What is being asked: Any pictures should be left out; please print exactly the lines between the line with "Reproduce this chart with D3.js." and the line with "const stack = d3.stack().keys(seriesNames)([row]);", inclusive.

(Rows from a dataset)
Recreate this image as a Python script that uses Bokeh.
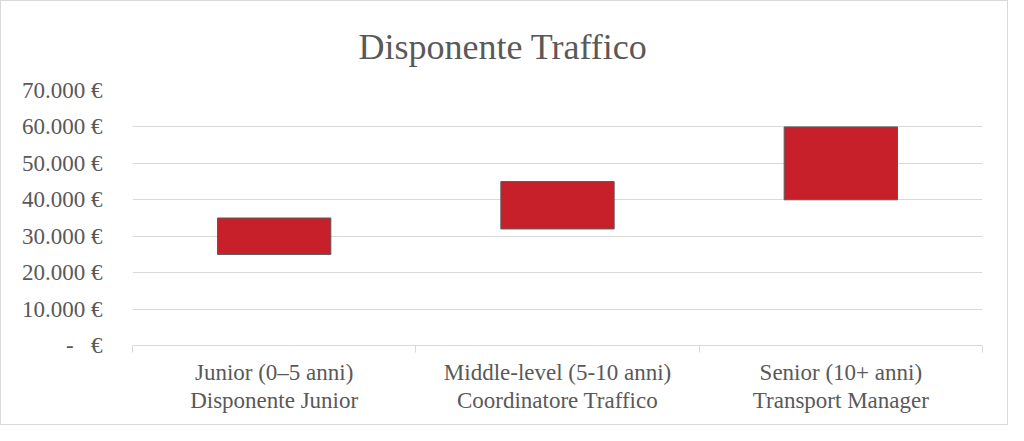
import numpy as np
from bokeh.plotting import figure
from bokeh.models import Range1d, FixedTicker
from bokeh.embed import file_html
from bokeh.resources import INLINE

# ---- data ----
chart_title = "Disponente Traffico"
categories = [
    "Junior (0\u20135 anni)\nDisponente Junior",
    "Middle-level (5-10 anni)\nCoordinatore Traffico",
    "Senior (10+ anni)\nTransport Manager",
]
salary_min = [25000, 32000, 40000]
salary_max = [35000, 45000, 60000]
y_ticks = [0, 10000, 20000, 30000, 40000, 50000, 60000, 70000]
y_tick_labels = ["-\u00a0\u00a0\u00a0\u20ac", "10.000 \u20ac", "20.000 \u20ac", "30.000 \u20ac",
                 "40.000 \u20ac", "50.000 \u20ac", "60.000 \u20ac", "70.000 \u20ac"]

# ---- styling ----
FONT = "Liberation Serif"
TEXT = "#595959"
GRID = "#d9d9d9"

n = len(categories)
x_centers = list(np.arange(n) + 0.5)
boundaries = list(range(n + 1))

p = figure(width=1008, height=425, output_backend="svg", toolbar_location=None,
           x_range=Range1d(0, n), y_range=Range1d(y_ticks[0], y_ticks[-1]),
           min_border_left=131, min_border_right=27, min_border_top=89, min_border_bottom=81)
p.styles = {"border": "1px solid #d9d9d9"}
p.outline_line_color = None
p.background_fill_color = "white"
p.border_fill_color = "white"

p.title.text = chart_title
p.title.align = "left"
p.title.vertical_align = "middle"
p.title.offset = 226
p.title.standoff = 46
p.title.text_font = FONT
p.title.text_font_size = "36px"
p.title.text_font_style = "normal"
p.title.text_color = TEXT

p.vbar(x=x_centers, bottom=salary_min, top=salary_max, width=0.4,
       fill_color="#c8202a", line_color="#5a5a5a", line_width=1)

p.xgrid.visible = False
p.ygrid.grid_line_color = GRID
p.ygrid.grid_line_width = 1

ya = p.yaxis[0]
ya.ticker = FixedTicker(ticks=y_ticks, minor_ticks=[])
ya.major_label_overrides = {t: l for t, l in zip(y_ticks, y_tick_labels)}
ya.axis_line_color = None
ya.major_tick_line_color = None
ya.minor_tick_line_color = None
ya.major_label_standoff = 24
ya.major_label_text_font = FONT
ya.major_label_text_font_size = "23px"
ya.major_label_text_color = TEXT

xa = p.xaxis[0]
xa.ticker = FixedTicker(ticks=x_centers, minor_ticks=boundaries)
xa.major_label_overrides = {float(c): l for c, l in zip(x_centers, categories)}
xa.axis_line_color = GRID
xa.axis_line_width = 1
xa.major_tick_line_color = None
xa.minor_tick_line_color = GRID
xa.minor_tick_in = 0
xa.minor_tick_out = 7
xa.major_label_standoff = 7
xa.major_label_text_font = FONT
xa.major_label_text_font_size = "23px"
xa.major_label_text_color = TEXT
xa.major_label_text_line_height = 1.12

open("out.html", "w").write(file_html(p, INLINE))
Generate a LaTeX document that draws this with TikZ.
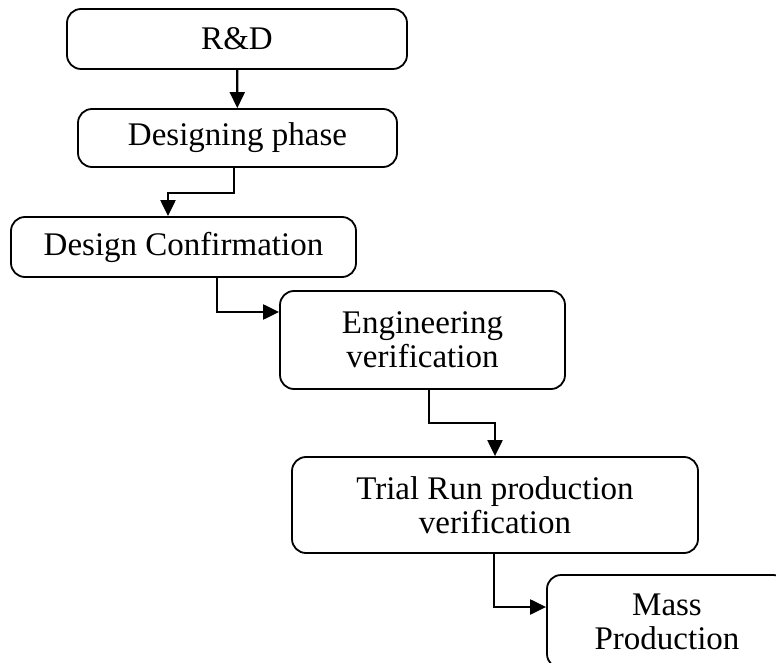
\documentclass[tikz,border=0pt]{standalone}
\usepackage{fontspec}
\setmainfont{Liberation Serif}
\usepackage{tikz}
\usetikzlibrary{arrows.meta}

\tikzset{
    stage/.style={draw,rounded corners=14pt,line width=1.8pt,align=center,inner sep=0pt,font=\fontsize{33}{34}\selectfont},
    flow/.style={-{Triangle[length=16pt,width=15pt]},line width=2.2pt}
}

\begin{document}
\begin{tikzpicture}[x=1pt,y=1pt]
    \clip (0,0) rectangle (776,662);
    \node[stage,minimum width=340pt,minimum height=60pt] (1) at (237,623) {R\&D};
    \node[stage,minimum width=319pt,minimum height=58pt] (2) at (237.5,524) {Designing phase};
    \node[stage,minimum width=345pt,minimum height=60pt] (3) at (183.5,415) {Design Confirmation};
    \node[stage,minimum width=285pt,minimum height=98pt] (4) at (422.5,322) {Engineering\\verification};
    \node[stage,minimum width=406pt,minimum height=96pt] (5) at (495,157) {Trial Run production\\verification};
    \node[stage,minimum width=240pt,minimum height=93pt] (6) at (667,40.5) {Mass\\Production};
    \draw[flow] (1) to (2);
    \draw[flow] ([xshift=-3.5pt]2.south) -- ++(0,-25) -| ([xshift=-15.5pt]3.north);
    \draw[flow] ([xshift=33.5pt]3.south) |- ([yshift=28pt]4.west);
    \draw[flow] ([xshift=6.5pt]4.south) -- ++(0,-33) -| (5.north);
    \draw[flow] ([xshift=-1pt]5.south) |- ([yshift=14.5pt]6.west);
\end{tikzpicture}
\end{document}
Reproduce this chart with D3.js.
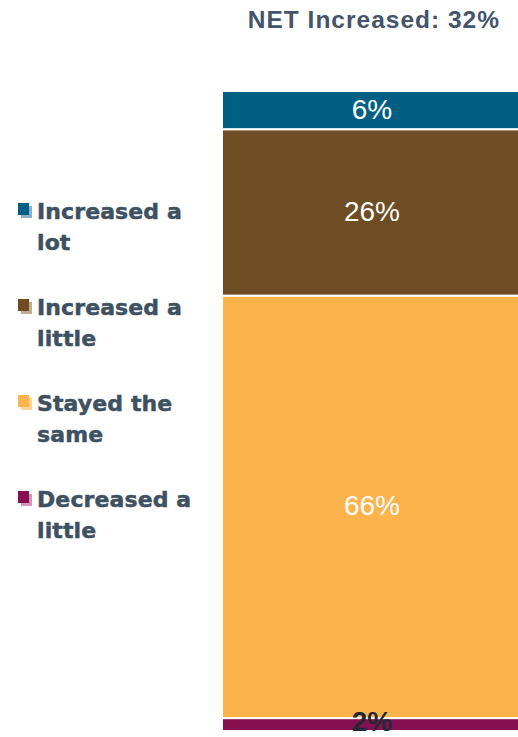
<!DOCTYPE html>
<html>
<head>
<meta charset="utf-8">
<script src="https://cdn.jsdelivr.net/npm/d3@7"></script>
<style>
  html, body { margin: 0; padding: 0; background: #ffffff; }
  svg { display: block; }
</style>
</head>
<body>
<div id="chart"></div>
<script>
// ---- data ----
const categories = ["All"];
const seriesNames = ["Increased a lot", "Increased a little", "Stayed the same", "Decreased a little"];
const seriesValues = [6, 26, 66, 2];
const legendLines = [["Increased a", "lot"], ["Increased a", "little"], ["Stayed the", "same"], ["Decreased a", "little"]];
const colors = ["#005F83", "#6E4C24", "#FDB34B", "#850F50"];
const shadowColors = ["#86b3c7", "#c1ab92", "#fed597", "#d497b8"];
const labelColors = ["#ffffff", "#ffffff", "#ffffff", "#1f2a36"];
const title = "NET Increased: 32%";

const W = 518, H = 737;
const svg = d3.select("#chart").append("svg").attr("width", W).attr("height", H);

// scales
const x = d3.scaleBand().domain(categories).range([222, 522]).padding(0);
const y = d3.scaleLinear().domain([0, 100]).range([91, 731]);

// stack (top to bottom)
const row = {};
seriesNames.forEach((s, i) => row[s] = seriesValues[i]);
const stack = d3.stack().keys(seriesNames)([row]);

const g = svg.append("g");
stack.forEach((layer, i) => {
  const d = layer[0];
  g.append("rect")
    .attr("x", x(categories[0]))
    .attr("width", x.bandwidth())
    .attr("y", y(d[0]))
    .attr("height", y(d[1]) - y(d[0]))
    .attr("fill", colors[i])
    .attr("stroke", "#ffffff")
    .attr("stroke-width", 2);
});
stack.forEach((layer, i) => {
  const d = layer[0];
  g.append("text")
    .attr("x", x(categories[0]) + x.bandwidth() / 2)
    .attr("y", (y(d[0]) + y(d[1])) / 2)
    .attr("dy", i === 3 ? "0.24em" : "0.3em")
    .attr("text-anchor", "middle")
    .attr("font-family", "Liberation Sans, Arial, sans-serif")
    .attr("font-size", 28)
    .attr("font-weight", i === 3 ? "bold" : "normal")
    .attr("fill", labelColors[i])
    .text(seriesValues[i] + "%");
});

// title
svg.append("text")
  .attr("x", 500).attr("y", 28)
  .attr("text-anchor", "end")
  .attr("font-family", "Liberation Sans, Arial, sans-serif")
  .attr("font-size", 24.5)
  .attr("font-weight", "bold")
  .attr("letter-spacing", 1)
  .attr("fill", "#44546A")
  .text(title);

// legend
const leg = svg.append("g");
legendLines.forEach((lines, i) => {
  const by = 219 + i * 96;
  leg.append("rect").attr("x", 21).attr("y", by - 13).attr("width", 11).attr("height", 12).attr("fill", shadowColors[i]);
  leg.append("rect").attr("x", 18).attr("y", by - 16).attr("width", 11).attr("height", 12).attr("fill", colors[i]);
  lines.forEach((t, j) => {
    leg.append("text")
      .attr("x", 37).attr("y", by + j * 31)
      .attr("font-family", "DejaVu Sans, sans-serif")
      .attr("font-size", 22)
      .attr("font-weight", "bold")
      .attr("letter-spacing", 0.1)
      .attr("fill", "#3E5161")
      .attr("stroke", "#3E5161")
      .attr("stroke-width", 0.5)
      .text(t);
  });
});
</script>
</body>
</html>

Exercise result:
Reproduce this chart with D3.js.
<!DOCTYPE html>
<html>
<head>
<meta charset="utf-8">
<script src="https://cdn.jsdelivr.net/npm/d3@7"></script>
<style>
  html, body { margin: 0; padding: 0; background: #ffffff; }
  svg { display: block; }
</style>
</head>
<body>
<div id="chart"></div>
<script>
// ---- data ----
const categories = ["All"];
const seriesNames = ["Increased a lot", "Increased a little", "Stayed the same", "Decreased a little"];
const seriesValues = [6, 26, 66, 2];
const legendLines = [["Increased a", "lot"], ["Increased a", "little"], ["Stayed the", "same"], ["Decreased a", "little"]];
const colors = ["#005F83", "#6E4C24", "#FDB34B", "#850F50"];
const shadowColors = ["#86b3c7", "#c1ab92", "#fed597", "#d497b8"];
const labelColors = ["#ffffff", "#ffffff", "#ffffff", "#1f2a36"];
const title = "NET Increased: 32%";

const W = 518, H = 737;
const svg = d3.select("#chart").append("svg").attr("width", W).attr("height", H);

// scales
const x = d3.scaleBand().domain(categories).range([222, 522]).padding(0);
const y = d3.scaleLinear().domain([0, 100]).range([91, 731]);

// stack (top to bottom)
const row = {};
seriesNames.forEach((s, i) => row[s] = seriesValues[i]);
const stack = d3.stack().keys(seriesNames)([row]);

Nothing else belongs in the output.